2) La force de l'irrationnel.
La science elle-même n'utilise pas que la raison pour connaître. Il est des irrationalités fécondes. Un exemple intéressant nous est donné par la polémique entre Pouchet et Pasteur à propos de la génération spontanée. Pasteur travaillait sur des décoctions de levure, Pouchet sur des décoctions de foin. Or les microorganismes produit dans les décoctions de foin résistent davantage à la chaleur. Refaisant l'expérience de Pasteur Pouchet constate la persistance de bactéries et conclut à l'existence d'une génération spontanée (ignorant qu'en chauffant le mélange il n'a pas tué tous les vivants qui s'y trouvaient). Le débat sera tranché par l'Académie des sciences. Elle donne raison à Pasteur (sans refaire l'expérience de Pouchet) pour la très mauvaise raison qu'elle s'oppose à la théorie de l'évolution de Darwin (qui suppose une génération spontanée initiale). Ainsi, si Pasteur a raison, c'est néanmoins pour des mobiles complètement irrationnels que sa théorie finit par l'emporter. Être rigoureux, ici, aurait retardé la science.

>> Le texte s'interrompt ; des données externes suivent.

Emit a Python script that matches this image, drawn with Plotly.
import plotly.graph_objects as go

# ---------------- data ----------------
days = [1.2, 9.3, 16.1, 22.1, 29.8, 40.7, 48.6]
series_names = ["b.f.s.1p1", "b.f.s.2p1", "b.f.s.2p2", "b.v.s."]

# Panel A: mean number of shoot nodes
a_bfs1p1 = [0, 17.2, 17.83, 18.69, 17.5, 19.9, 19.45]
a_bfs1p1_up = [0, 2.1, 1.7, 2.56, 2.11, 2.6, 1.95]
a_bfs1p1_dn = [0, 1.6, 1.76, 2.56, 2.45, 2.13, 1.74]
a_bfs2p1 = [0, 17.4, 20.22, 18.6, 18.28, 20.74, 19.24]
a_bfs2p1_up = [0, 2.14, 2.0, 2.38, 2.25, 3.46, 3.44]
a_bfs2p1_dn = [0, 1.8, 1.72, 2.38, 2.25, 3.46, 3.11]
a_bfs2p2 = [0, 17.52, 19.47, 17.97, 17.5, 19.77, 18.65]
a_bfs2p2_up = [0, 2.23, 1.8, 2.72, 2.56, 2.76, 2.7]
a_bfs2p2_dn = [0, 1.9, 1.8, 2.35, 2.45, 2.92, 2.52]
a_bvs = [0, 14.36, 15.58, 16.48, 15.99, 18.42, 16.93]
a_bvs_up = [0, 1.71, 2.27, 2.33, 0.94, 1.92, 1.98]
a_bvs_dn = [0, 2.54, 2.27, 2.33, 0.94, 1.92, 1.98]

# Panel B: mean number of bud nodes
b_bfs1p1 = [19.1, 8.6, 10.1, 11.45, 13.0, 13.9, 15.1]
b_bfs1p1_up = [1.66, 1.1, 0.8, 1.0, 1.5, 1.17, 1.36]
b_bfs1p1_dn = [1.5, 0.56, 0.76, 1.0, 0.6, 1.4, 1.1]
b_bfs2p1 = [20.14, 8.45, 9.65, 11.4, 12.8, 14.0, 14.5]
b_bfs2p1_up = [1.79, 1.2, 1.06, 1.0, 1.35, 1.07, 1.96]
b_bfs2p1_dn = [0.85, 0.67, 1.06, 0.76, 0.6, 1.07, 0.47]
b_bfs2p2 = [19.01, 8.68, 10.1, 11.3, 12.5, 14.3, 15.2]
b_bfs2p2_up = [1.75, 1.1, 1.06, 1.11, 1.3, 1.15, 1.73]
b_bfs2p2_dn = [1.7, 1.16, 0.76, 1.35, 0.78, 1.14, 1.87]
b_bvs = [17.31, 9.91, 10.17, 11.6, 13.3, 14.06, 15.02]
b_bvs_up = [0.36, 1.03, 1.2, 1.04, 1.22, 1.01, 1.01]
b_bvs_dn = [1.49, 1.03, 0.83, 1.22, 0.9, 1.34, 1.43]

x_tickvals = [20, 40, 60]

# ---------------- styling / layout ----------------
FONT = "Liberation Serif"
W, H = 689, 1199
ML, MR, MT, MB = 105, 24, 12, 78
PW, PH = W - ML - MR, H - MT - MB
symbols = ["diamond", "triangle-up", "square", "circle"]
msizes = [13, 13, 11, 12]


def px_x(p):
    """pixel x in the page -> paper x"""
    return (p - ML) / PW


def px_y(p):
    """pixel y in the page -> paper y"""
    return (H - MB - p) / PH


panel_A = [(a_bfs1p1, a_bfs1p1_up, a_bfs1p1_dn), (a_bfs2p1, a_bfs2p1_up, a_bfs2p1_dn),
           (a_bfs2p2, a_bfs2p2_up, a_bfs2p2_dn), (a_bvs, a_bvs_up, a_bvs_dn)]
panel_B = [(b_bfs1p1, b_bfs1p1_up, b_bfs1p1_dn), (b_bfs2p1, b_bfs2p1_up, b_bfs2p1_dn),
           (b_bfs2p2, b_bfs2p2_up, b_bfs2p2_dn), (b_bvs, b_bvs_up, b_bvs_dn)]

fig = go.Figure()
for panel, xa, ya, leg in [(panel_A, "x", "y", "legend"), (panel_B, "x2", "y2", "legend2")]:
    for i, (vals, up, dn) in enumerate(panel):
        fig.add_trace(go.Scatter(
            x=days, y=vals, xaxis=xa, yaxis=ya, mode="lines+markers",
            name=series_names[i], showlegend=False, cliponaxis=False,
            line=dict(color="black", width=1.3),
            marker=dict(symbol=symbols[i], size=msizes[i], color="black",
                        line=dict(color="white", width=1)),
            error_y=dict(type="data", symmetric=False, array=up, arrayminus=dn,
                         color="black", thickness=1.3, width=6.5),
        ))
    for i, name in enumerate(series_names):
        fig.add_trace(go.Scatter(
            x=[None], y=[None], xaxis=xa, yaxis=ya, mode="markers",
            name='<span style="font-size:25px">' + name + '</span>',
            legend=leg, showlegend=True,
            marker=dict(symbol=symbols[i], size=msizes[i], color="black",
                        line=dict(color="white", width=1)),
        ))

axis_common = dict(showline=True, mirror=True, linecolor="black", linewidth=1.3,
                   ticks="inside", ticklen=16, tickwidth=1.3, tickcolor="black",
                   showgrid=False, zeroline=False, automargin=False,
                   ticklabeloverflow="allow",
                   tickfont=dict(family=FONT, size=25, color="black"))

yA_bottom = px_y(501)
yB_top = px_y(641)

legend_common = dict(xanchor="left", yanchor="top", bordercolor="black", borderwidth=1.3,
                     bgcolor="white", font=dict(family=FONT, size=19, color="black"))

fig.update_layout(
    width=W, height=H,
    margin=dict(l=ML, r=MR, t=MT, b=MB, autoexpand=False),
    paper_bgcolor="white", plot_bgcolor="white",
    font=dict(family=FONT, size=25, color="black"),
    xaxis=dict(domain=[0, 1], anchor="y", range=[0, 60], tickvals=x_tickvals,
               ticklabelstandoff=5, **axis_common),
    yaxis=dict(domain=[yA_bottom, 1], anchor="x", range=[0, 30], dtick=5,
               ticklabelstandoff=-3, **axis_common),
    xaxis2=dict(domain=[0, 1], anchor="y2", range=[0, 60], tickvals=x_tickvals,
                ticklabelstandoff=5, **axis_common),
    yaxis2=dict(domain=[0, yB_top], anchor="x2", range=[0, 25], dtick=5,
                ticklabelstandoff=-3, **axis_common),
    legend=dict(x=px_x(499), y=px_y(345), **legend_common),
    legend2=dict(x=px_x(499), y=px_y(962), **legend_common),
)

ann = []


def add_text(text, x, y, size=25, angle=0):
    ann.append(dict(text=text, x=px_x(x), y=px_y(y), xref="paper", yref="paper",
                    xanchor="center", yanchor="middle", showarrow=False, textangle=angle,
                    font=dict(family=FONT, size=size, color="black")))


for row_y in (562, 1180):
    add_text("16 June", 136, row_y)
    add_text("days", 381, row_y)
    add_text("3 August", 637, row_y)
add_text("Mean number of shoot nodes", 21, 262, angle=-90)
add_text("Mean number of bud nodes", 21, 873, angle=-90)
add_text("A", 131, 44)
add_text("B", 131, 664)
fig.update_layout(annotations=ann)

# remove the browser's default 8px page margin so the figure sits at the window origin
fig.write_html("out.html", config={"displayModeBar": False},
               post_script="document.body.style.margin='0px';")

Croire que la science, sûre de sa méthode et de sa logique, irait directement à la découverte est faux. La pensée féconde déborde souvent le cadre où on voudrait la maintenir et exiger que tout soit rigoureusement logique, c'est effectivement appauvrir la pensée.

Conclusion

La logique a été féconde pour régler la rationalité, pour éviter les paralogismes grossiers, empêcher la sophistique. Il n'empêche que la réalité n'est pas toujours logique et qu'une pensée trop logique s'interdirait de la connaître. De plus la pensée, au sens large, déborde largement un cadre strictement logique. Si on voulait donc limiter la pensée à tout ce qui est logique, on l'appauvrirait effectivement. On asservirait notre cerveau aux règles strictes des processeurs d'ordinateur et on rendrait impossible l'art, le rêve, l'imaginaire qui ont aussi une fonction de connaissance.